Reflexionaba Jovellanos en su «Memoria para el arreglo de la policía de los espectáculos y diversiones públicas» que «creer que los pueblos pueden ser felices sin diversiones es un absurdo; creer que las necesitan y negárselas es una inconsecuencia tan absurda como peligrosa; darles diversiones y prescindir de la influencia que pueden tener en sus ideas y costumbres sería una indolencia harto más absurda, cruel y peligrosa que aquella inconsecuencia».

Nuestra gente del teatro cree firmemente en esta afirmación y sigue al pie del cañón, aunque la crisis empiece a zurrar de lo lindo a la incipiente industria. Dos ejemplos. El teatro Jovellanos acoge mañana la gala de entrega de los premios «Oh!» de las Artes Escénicas, convocados con esfuerzo digno de elogio por la Asociación de Compañías Profesionales de Teatro y Danza de Asturias. Días después, Gijón se convierte en referente nacional del sector con la celebración de la Feria Europea de Teatro para Niños y Niñas, Feten, que, como su nombre indica, es fundamentalmente un mercado de la industria teatral aunque también favorezca la exhibición de montajes de calidad.

Citas que adquieren valor especial teniendo en cuenta que la crisis empieza a hacer mella en el sector de forma directa y derivada.
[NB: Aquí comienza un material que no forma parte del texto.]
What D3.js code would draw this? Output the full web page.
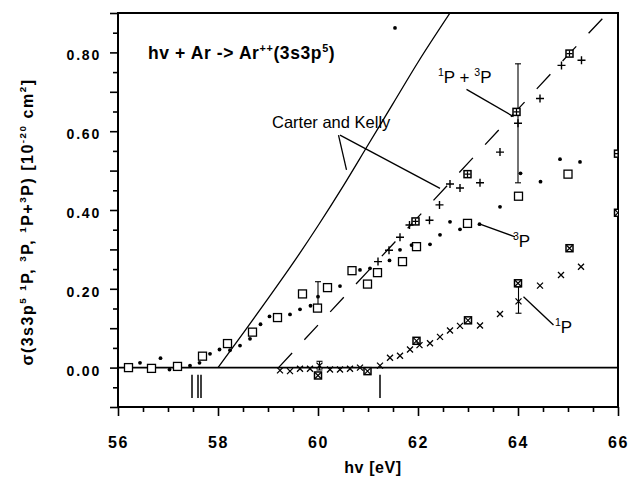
<!DOCTYPE html>
<html>
<head>
<meta charset="utf-8">
<script src="https://cdn.jsdelivr.net/npm/d3@7"></script>
<style>
  body { margin: 0; background: #fff; }
  svg { display: block; }
</style>
</head>
<body>
<svg id="chart" width="629" height="481"></svg>
<script>
// ---- data (eV, 10^-20 cm^2) ----
const p3Dots = [
  [56.44, 0.012], [56.85, 0.024], [57.03, -0.005], [57.44, 0.005], [57.63, 0.012],
  [57.84, 0.035], [58.03, 0.046], [58.24, 0.044], [58.44, 0.056], [58.64, 0.073],
  [58.85, 0.110], [59.03, 0.130], [59.44, 0.135], [59.64, 0.148], [59.85, 0.157],
  [60.00, 0.180], [60.44, 0.207], [60.84, 0.248], [61.04, 0.252], [61.43, 0.272],
  [61.64, 0.299], [61.87, 0.311], [62.24, 0.313], [62.44, 0.337], [62.64, 0.370],
  [62.84, 0.351], [63.23, 0.364], [63.64, 0.408], [64.05, 0.493], [64.45, 0.472],
  [64.84, 0.529], [65.24, 0.522], [61.54, 0.862]
];
const p3Squares = [
  [56.21, 0.000], [56.67, -0.002], [57.19, 0.003], [57.69, 0.029], [58.19, 0.061],
  [58.69, 0.090], [59.19, 0.127], [59.69, 0.187], [59.99, 0.151], [60.19, 0.203],
  [60.68, 0.246], [60.99, 0.212], [61.19, 0.241], [61.69, 0.269], [61.97, 0.307],
  [62.99, 0.366], [64.01, 0.435], [65.00, 0.491]
];
const sumPlus = [
  [61.20, 0.269], [61.42, 0.298], [61.64, 0.331], [61.83, 0.362], [62.23, 0.374],
  [62.43, 0.413], [62.64, 0.466], [62.84, 0.456], [63.24, 0.469], [63.64, 0.547],
  [64.00, 0.620], [64.44, 0.683], [64.87, 0.767], [65.27, 0.780]
];
const p1Cross = [
  [59.24, -0.007], [59.44, -0.009], [59.64, -0.003], [59.84, -0.003], [60.03, 0.005],
  [60.24, -0.005], [60.44, -0.005], [60.64, -0.003], [60.84, 0.000], [61.24, 0.005],
  [61.44, 0.025], [61.64, 0.030], [61.84, 0.046], [62.03, 0.057], [62.24, 0.062],
  [62.44, 0.078], [62.64, 0.094], [62.84, 0.106], [63.24, 0.107], [63.64, 0.136],
  [64.01, 0.168], [64.44, 0.208], [64.86, 0.235], [65.26, 0.256]
];
const p1SqCross = [
  [60.00, -0.020], [60.99, -0.009], [61.97, 0.068], [63.00, 0.120],
  [64.00, 0.214], [65.03, 0.303], [66.00, 0.393]
];
const sumSqPlus = [
  [61.95, 0.371], [62.99, 0.491], [63.97, 0.649], [65.03, 0.797], [66.00, 0.543]
];
// [x, low, high]
const errorBars = [
  [60.00, 0.145, 0.218], [64.00, 0.469, 0.771], [64.01, 0.138, 0.205], [60.03, -0.006, 0.016]
];
// Carter and Kelly theory
const ckSolid = [
  [58.0, 0.000], [58.5, 0.087], [59.0, 0.175], [59.5, 0.265], [60.0, 0.360],
  [60.5, 0.460], [61.0, 0.565], [61.5, 0.670], [62.0, 0.775], [62.64, 0.900]
];
const ckDashed = [
  [59.21, 0.000], [60.0, 0.108], [61.0, 0.245], [62.0, 0.382], [63.0, 0.519],
  [64.0, 0.656], [65.0, 0.793], [65.72, 0.890]
];
// threshold markers below the zero line
const thresholds = [57.48, 57.60, 57.66, 61.24];

const xTickLabels = [56, 58, 60, 62, 64, 66];
const yTickLabels = [0, 0.2, 0.4, 0.6, 0.8];

// ---- layout ----
const font = "'Liberation Sans', Arial, Helvetica, sans-serif";
const svg = d3.select("#chart");
const x = d3.scaleLinear().domain([56, 66]).range([118, 618]);
const y = d3.scaleLinear().domain([-0.1, 0.9]).range([407, 13]);

svg.append("defs").append("clipPath").attr("id", "plot")
  .append("rect")
    .attr("x", x(56)).attr("y", y(0.9))
    .attr("width", x(66) - x(56)).attr("height", y(-0.1) - y(0.9));

// rich text helper: parts = [[text, isSuperscript], ...]
const rich = (sel, parts, size) => {
  let up = false;
  parts.forEach(([str, sup]) => {
    const t = sel.append("tspan").text(str).attr("font-size", sup ? size * 0.62 : size);
    if (sup && !up) { t.attr("dy", -size * 0.42); up = true; }
    else if (!sup && up) { t.attr("dy", size * 0.42); up = false; }
  });
};

/**************/
/*  Axes      */
/**************/
const xTicks = d3.range(56, 66.01, 0.5);
const gx = svg.append("g")
  .attr("transform", `translate(0,${y(-0.1)})`)
  .call(d3.axisBottom(x).tickValues(xTicks).tickSize(5)
    .tickFormat(d => xTickLabels.includes(d) ? d : ""));
gx.select(".domain").remove();
gx.selectAll(".tick line")
  .attr("y2", d => xTickLabels.includes(d) ? 9 : 5)
  .attr("stroke-width", 1.6);
gx.selectAll(".tick text")
  .attr("y", 41).attr("dy", 0)
  .attr("font-family", font).attr("font-weight", "bold")
  .attr("font-size", 16).attr("letter-spacing", "1.5px").attr("fill", "#000");

const yTicks = d3.range(-2, 19).map(i => i / 20);
const isLabelled = d => yTickLabels.some(v => Math.abs(v - d) < 1e-9);
const isMajor = d => Math.abs(Math.round(d * 10) - d * 10) < 1e-9;
const gy = svg.append("g")
  .attr("transform", `translate(${x(56)},0)`)
  .call(d3.axisLeft(y).tickValues(yTicks).tickSize(5)
    .tickFormat(d => isLabelled(d) ? d3.format(".2f")(d) : ""));
gy.select(".domain").remove();
gy.selectAll(".tick line")
  .attr("x2", d => isMajor(d) ? -8 : -5)
  .attr("stroke-width", 1.6);
gy.selectAll(".tick text")
  .attr("x", -17).attr("dy", "0.53em")
  .attr("font-family", font).attr("font-weight", "bold")
  .attr("font-size", 14).attr("letter-spacing", "1.8px").attr("fill", "#000");

// frame and zero line
svg.append("rect")
  .attr("x", x(56)).attr("y", y(0.9))
  .attr("width", x(66) - x(56)).attr("height", y(-0.1) - y(0.9))
  .attr("fill", "none").attr("stroke", "#000").attr("stroke-width", 2);
svg.append("line")
  .attr("x1", x(56)).attr("x2", x(66)).attr("y1", y(0)).attr("y2", y(0))
  .attr("stroke", "#000").attr("stroke-width", 1.6);

// axis titles
rich(svg.append("text")
  .attr("x", (x(56) + x(66)) / 2 + 5).attr("y", 473)
  .attr("text-anchor", "middle")
  .attr("font-family", font).attr("font-weight", "bold").attr("letter-spacing", "0.6px"),
  [["hv [eV]", false]], 16);

rich(svg.append("text")
  .attr("transform", `translate(33,${(y(0.9) + y(-0.1)) / 2 + 12}) rotate(-90)`)
  .attr("text-anchor", "middle")
  .attr("font-family", font).attr("font-weight", "bold").attr("letter-spacing", "1.5px"),
  [["σ(3s3p", false], ["5", true], [" ", false], ["1", true], ["P, ", false], ["3", true],
   ["P, ", false], ["1", true], ["P+", false], ["3", true], ["P) [10", false], ["-20", true],
   [" cm", false], ["2", true], ["]", false]], 16);

/**************/
/*  Plot      */
/**************/
const plot = svg.append("g").attr("clip-path", "url(#plot)");

const line = d3.line().x(d => x(d[0])).y(d => y(d[1]));
plot.append("path")
  .attr("d", line.curve(d3.curveMonotoneX)(ckSolid))
  .attr("fill", "none").attr("stroke", "#000").attr("stroke-width", 1.3);
plot.append("path")
  .attr("d", d3.line().x(d => x(d[0])).y(d => y(d[1]))(ckDashed))
  .attr("fill", "none").attr("stroke", "#000").attr("stroke-width", 1.3)
  .attr("stroke-dasharray", "20,18");

// threshold markers
plot.selectAll(".thr")
  .data(thresholds)
  .join("line")
    .attr("x1", d => x(d)).attr("x2", d => x(d))
    .attr("y1", y(-0.018)).attr("y2", y(-0.077))
    .attr("stroke", "#000").attr("stroke-width", 1.5);

// error bars
const eb = plot.selectAll(".eb").data(errorBars).join("g");
eb.append("line")
  .attr("x1", d => x(d[0])).attr("x2", d => x(d[0]))
  .attr("y1", d => y(d[1])).attr("y2", d => y(d[2]))
  .attr("stroke", "#000").attr("stroke-width", 1.1);
eb.selectAll(".cap")
  .data(d => [[d[0], d[1]], [d[0], d[2]]])
  .join("line")
    .attr("x1", d => x(d[0]) - 3).attr("x2", d => x(d[0]) + 3)
    .attr("y1", d => y(d[1])).attr("y2", d => y(d[1]))
    .attr("stroke", "#000").attr("stroke-width", 1.1);

const at = d => `translate(${x(d[0])},${y(d[1])})`;

// open squares
plot.selectAll(".sq").data(p3Squares).join("rect")
  .attr("transform", at)
  .attr("x", -4).attr("y", -4).attr("width", 8).attr("height", 8)
  .attr("fill", "#fff").attr("stroke", "#000").attr("stroke-width", 1.3);

// squares with cross / plus
const sqGlyph = (data, inner) => {
  const g = plot.selectAll(null).data(data).join("g").attr("transform", at);
  g.append("rect")
    .attr("x", -3.5).attr("y", -3.5).attr("width", 7).attr("height", 7)
    .attr("fill", "#fff").attr("stroke", "#000").attr("stroke-width", 1.5);
  g.append("path").attr("d", inner).attr("stroke", "#000").attr("stroke-width", 1.2);
};
sqGlyph(p1SqCross, "M-3,-3L3,3M-3,3L3,-3");
sqGlyph(sumSqPlus, "M-3,0H3M0,-3V3");

// dots
plot.selectAll(".dot").data(p3Dots).join("circle")
  .attr("transform", at).attr("r", 1.9).attr("fill", "#000");

// plus signs
plot.selectAll(".plus").data(sumPlus).join("path")
  .attr("transform", at).attr("d", "M-4,0H4M0,-4V4")
  .attr("stroke", "#000").attr("stroke-width", 1.4);

// crosses
plot.selectAll(".cross").data(p1Cross).join("path")
  .attr("transform", at).attr("d", "M-3,-3L3,3M-3,3L3,-3")
  .attr("stroke", "#000").attr("stroke-width", 1.3);

/**************/
/*  Labels    */
/**************/
const pointers = [
  [[60.41, 0.590], [60.57, 0.502]],
  [[60.44, 0.590], [62.44, 0.455]],
  [[62.97, 0.706], [63.91, 0.637]],
  [[63.24, 0.364], [63.94, 0.332]],
  [[64.11, 0.180], [64.71, 0.108]]
];
plot.selectAll(".ptr").data(pointers).join("path")
  .attr("d", d3.line().x(d => x(d[0])).y(d => y(d[1])))
  .attr("stroke", "#000").attr("stroke-width", 1.3);

const label = (pos, parts, size, bold, spacing) => rich(svg.append("text")
  .attr("x", x(pos[0])).attr("y", y(pos[1]))
  .attr("font-family", font).attr("font-weight", bold ? "bold" : "normal")
  .attr("letter-spacing", spacing || 0),
  parts, size);

label([56.6, 0.782], [["hv + Ar -> Ar", false], ["++", true], ["(3s3p", false], ["5", true], [")", false]], 17.5, true, "0.6px");
label([59.08, 0.607], [["Carter and Kelly", false]], 16.5, false);
label([62.40, 0.722], [["1", true], ["P + ", false], ["3", true], ["P", false]], 17, false);
label([63.90, 0.306], [["3", true], ["P", false]], 17, false);
label([64.74, 0.088], [["1", true], ["P", false]], 17, false);
</script>
</body>
</html>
Hasta ahora el teatro iba sorteando la recesión económica gracias a que siempre se ha sabido en crisis y no entra en pánico, que tiene un público intermitente -pero fiel en su intermitencia-, que no puede descargarse por internet, hay que ir a verlo, que el sistema de ayudas públicas es exiguo y sin visión de conjunto pero existe, y, sobremanera, que los profesionales tienen más moral, pasión y resistencia que el Alcoyano Fútbol Club.

Sin embargo, la tendencia ha ido torciéndose desde 2009, año en el que el teatro perdió un millón de espectadores según el «Anuario de las Artes Escénicas, Musicales y Audiovisuales 2010», editado por la SGAE. Un descenso que aún está por cuantificar para el ejercicio pasado, pero que también se prevé voluminoso.

La razón de esa deserción de espectadores puede ser doble. Por un lado, las ganas de evadirse son cada vez más difíciles de sufragar en un país con una tasa de ocupación en caída libre, pero además los teatros públicos, en su inmensa mayoría dependientes de ayuntamientos, programan menos.

Programar menos es más honesto que contratar y no pagar, comportamiento incívico y contrario a las leyes más básicas del «cash flow» ajeno, que, sin embargo, se ha generalizado en los municipios, no sólo con las compañías de teatro sino, en general, con las empresas culturales que, al final, están financiando las actividades que las corporaciones venden a los administrados como propias. Otra derivada de esta asfixia de las cuentas municipales se materializa en el descenso de los cachés de las compañías, que acaban perdiendo dinero por representar.

El último año, en Asturias, también ha tenido sus sombras y sus luces. El giro inesperado y a la desesperada de la programación del teatro de la Laboral ha dejado el proyecto del coliseo autonómico en una provisional indefinición y en franca competencia con el teatro Jovellanos. Eso sí, después de años de quejas de las compañías asturianas, ahora la Laboral las ha implicado en programas como «Vamos al teatro» gracias al cual estudiantes de toda Asturias están tomando contacto con montajes hechos en la región.

Una forma de educar el ojo estético y de «tocar profesión» que ya defendía Jovellanos en aquellas reflexiones suyas en las que nunca se alejó de la idea de que el teatro y, en general los espectáculos, forman parte del bien general y son imprescindibles para la felicidad individual.